Hiçbir ülke, dış ticaret serbestisi üzerinden kendi kaynaklarinin verimsizleşmesinin önünü açmaz. Dolayısıyla bizim yeni bir tüketim kültürüne, yeni bir bereket anlayışına ihtiyacımız var. Bu noktada şunu hatırlatmakta fayda var: İçerideki tasarruf oranlarının son dönemde düşme sebeplerinden biri de siyasal istikrâra olan güvenle birlikte, uyuyan varlıkların aktife ve bununla birlikte de yatırıma çekilmesidir.
Dünyadaki gerilemeye rağmen her yıl büyüyen bir ekonomi var oldu böylece. AK Parti’nin iktidarı devraldığı dönemdeki işsizlik rakamlarını bütün bu süreci düşünerek hatırladığımızda ise acınası bir durumla karşılaşıyoruz.

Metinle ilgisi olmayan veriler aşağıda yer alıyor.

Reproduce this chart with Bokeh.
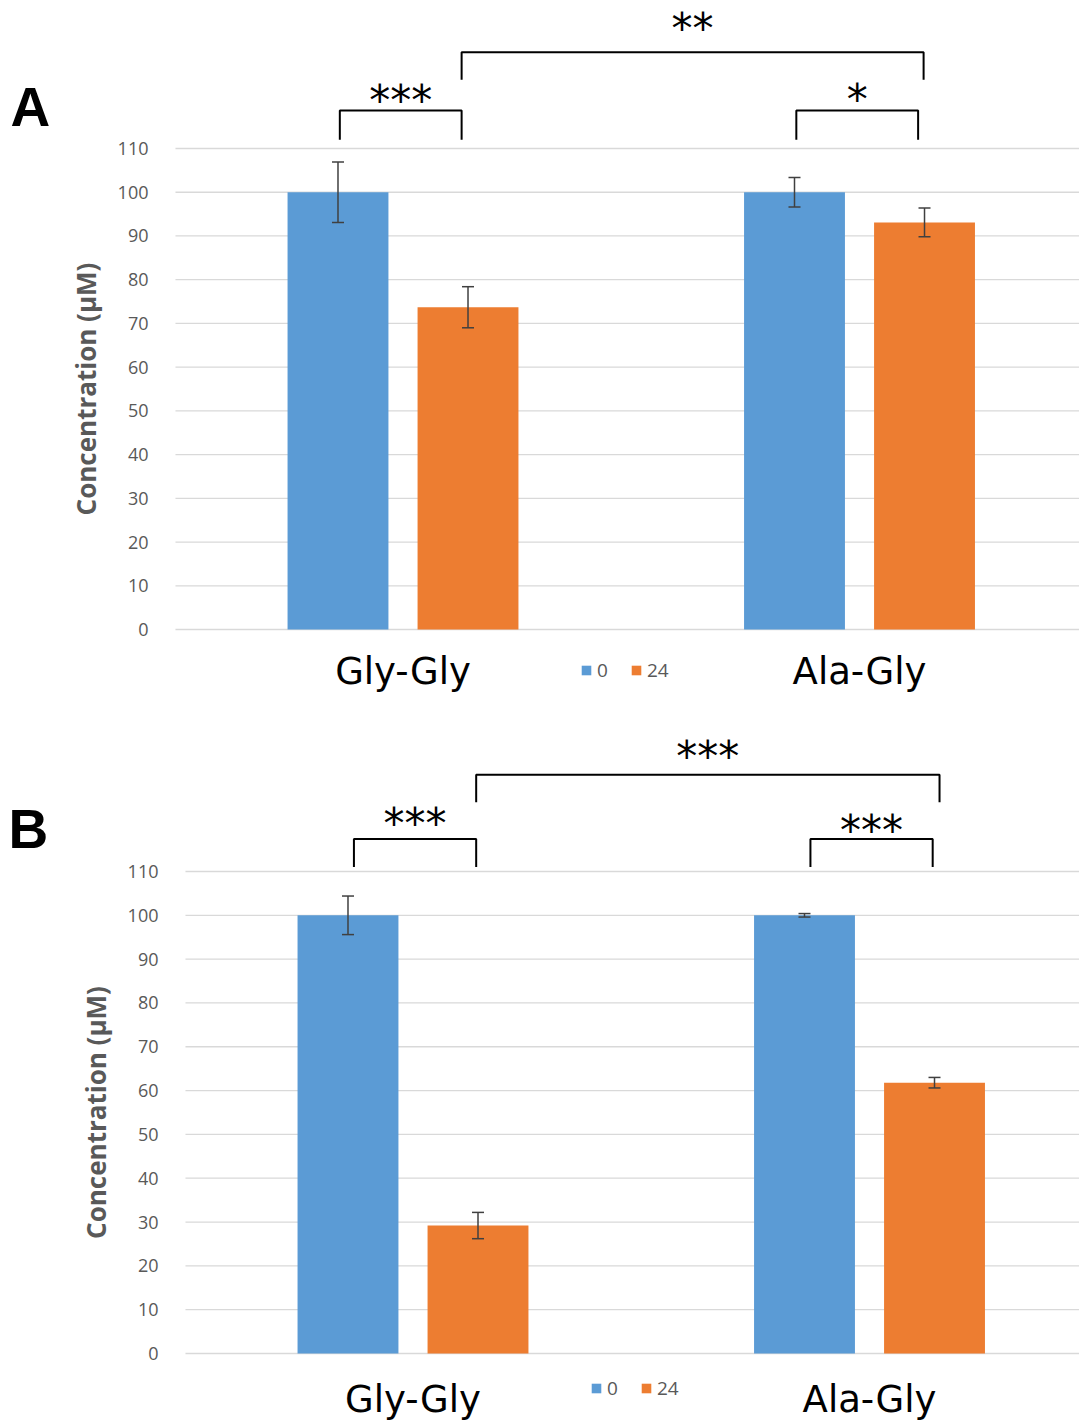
from bokeh.plotting import figure
from bokeh.models import (Range1d, FixedTicker, ColumnDataSource, Whisker, TeeHead,
                          Legend, LegendItem)
from bokeh.layouts import column
from bokeh.embed import file_html
from bokeh.resources import INLINE
from bokeh.core.properties import value

# ---------------- data ----------------
categories = ["Gly-Gly", "Ala-Gly"]
series_names = ["0", "24"]
y_ticks = list(range(0, 111, 10))

a_t0 = [100.0, 100.0]
a_t0_err = [6.9, 3.4]
a_t24 = [73.7, 93.1]
a_t24_err = [4.7, 3.3]

b_t0 = [100.0, 100.0]
b_t0_err = [4.4, 0.4]
b_t24 = [29.2, 61.8]
b_t24_err = [3.0, 1.2]

# significance: within Gly-Gly, within Ala-Gly, between the 24 h bars
a_sig = ["***", "*", "**"]
b_sig = ["***", "***", "***"]

BLUE = "#5B9BD5"
ORANGE = "#ED7D31"
GRAY = "#595959"
GRID = "#D9D9D9"
FONT = "Open Sans"

group_x = [0.5, 1.5]
DODGE = 0.1424
BAR_W = 0.221


def make_panel(letter, t0, t0e, t24, t24e, sig, cfg):
    p = figure(width=1079, height=710, output_backend="svg", toolbar_location=None,
               x_range=Range1d(cfg["x0"], cfg["x1"]), y_range=Range1d(cfg["ybot"], cfg["ytop"]),
               min_border_left=0, min_border_right=0, min_border_top=0, min_border_bottom=0)
    p.outline_line_color = None
    p.background_fill_color = "white"
    p.border_fill_color = "white"
    p.xgrid.grid_line_color = None
    p.ygrid.grid_line_color = None

    # horizontal gridlines at the tick values
    n = len(y_ticks)
    p.segment(x0=[cfg["ax"]] * n, y0=y_ticks, x1=[cfg["x1"]] * n, y1=y_ticks,
              line_color=GRID, line_width=1.3)

    xb = [g - DODGE for g in group_x]
    xo = [g + DODGE for g in group_x]
    src0 = ColumnDataSource(dict(x=xb, top=t0, lo=[v - e for v, e in zip(t0, t0e)],
                                 hi=[v + e for v, e in zip(t0, t0e)]))
    src24 = ColumnDataSource(dict(x=xo, top=t24, lo=[v - e for v, e in zip(t24, t24e)],
                                  hi=[v + e for v, e in zip(t24, t24e)]))
    r0 = p.vbar(x="x", top="top", width=BAR_W, source=src0, fill_color=BLUE, line_color=None)
    r24 = p.vbar(x="x", top="top", width=BAR_W, source=src24, fill_color=ORANGE, line_color=None)
    for s in (src0, src24):
        w = Whisker(source=s, base="x", upper="hi", lower="lo", line_color="#404040",
                    line_width=1.5, level="overlay",
                    upper_head=TeeHead(size=12, line_color="#404040", line_width=1.5),
                    lower_head=TeeHead(size=12, line_color="#404040", line_width=1.5))
        p.add_layout(w)

    # y axis (drawn at the left edge of the plotting region)
    p.yaxis.fixed_location = cfg["ax"]
    p.yaxis.bounds = (0, 110)
    p.yaxis.ticker = FixedTicker(ticks=y_ticks)
    p.yaxis.axis_line_color = None
    p.yaxis.major_tick_line_color = None
    p.yaxis.minor_tick_line_color = None
    p.yaxis.major_label_text_font = FONT
    p.yaxis.major_label_text_font_size = "18px"
    p.yaxis.major_label_text_color = GRAY
    p.yaxis.major_label_standoff = 21
    p.yaxis.axis_label = "Concentration (µM)"
    p.yaxis.axis_label_text_font = FONT
    p.yaxis.axis_label_text_font_style = "bold"
    p.yaxis.axis_label_text_font_size = "26px"
    p.yaxis.axis_label_text_color = GRAY
    p.yaxis.axis_label_standoff = 11

    # x axis (categories) drawn at y = 0
    p.xaxis.fixed_location = 0
    p.xaxis.ticker = FixedTicker(ticks=group_x)
    p.xaxis.major_label_overrides = {group_x[0]: categories[0], group_x[1]: categories[1]}
    p.xaxis.axis_line_color = None
    p.xaxis.major_tick_line_color = None
    p.xaxis.minor_tick_line_color = None
    p.xaxis.major_label_text_font = "DejaVu Sans"
    p.xaxis.major_label_text_font_size = "37px"
    p.xaxis.major_label_text_color = "black"
    p.xaxis.major_label_standoff = cfg["xstand"]

    # significance brackets
    inL, inR, bigR = cfg["inL"], cfg["inR"], cfg["bigR"]
    bxs, bys, sx, sy = [], [], [], []
    for g in range(2):
        x0 = xb[g] + inL
        x1 = xo[g] + inR
        bxs.append([x0, x0, x1, x1])
        bys.append([cfg["leg_lo"], cfg["small_top"], cfg["small_top"], cfg["leg_lo"]])
        sx.append((x0 + x1) / 2)
        sy.append(cfg["small_star"][g])
    bx0 = xo[0] + inR
    bx1 = xo[1] + bigR
    bxs.append([bx0, bx0, bx1, bx1])
    bys.append([cfg["big_lo"], cfg["big_top"], cfg["big_top"], cfg["big_lo"]])
    sx.append((bx0 + bx1) / 2)
    sy.append(cfg["big_star"])
    p.multi_line(xs=bxs, ys=bys, line_color="black", line_width=2)
    p.text(x=sx, y=sy, text=sig, text_font=value("DejaVu Sans"), text_font_size="42px",
           text_align="center", text_baseline="middle", text_color="black")

    # panel letter
    p.text(x=[cfg["lx"]], y=[cfg["ly"]], text=[letter], text_font=value("Liberation Sans"),
           text_font_style="bold", text_font_size="55px", text_color="black",
           text_align="left", text_baseline="alphabetic")

    # legend
    leg = Legend(items=[LegendItem(label=series_names[0], renderers=[r0]),
                        LegendItem(label=series_names[1], renderers=[r24])],
                 orientation="horizontal", location=cfg["legloc"],
                 glyph_width=12, glyph_height=12, label_height=12, label_standoff=5,
                 spacing=13, padding=0, margin=0, border_line_color=None,
                 background_fill_alpha=0, label_text_font=FONT,
                 label_text_font_size="19px", label_text_color=GRAY)
    p.add_layout(leg, "center")
    return p


cfg_a = dict(x0=-0.3817, x1=1.9819, ybot=-18.52, ytop=143.85, ax=0.0016, xstand=14,
             inL=0.004, inR=-0.014, bigR=-0.002,
             leg_lo=112.0, small_top=118.7, small_star=[121.0, 121.1],
             big_lo=125.7, big_top=132.0, big_star=137.4,
             lx=-0.3598, ly=119.4, legloc=(580, 27))
cfg_b = dict(x0=-0.4036, x1=1.960, ybot=-15.29, ytop=146.74, ax=0.0016, xstand=18,
             inL=0.013, inR=-0.004, bigR=0.011,
             leg_lo=111.0, small_top=117.4, small_star=[120.9, 119.3],
             big_lo=125.8, big_top=132.1, big_star=136.2,
             lx=-0.386, ly=119.8, legloc=(590, 19))

pa = make_panel("A", a_t0, a_t0_err, a_t24, a_t24_err, a_sig, cfg_a)
pb = make_panel("B", b_t0, b_t0_err, b_t24, b_t24_err, b_sig, cfg_b)

layout = column(pa, pb, spacing=0)
open("out.html", "w").write(file_html(layout, INLINE))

Hâsılı, yeni dönemde tarım, hizmetler ve ileri teknoloji başlıkları üzerinden ve de anlayışı özellikle “bereket” fıkri üzerine kurulu tüketimi tasarlayarak ekonomimizi millî bir duruşa endekslemeli, netîcesinde de istihdamın arttığı ve daha verimli kullanıldığı bir Türkiye inşâ etmeliyiz.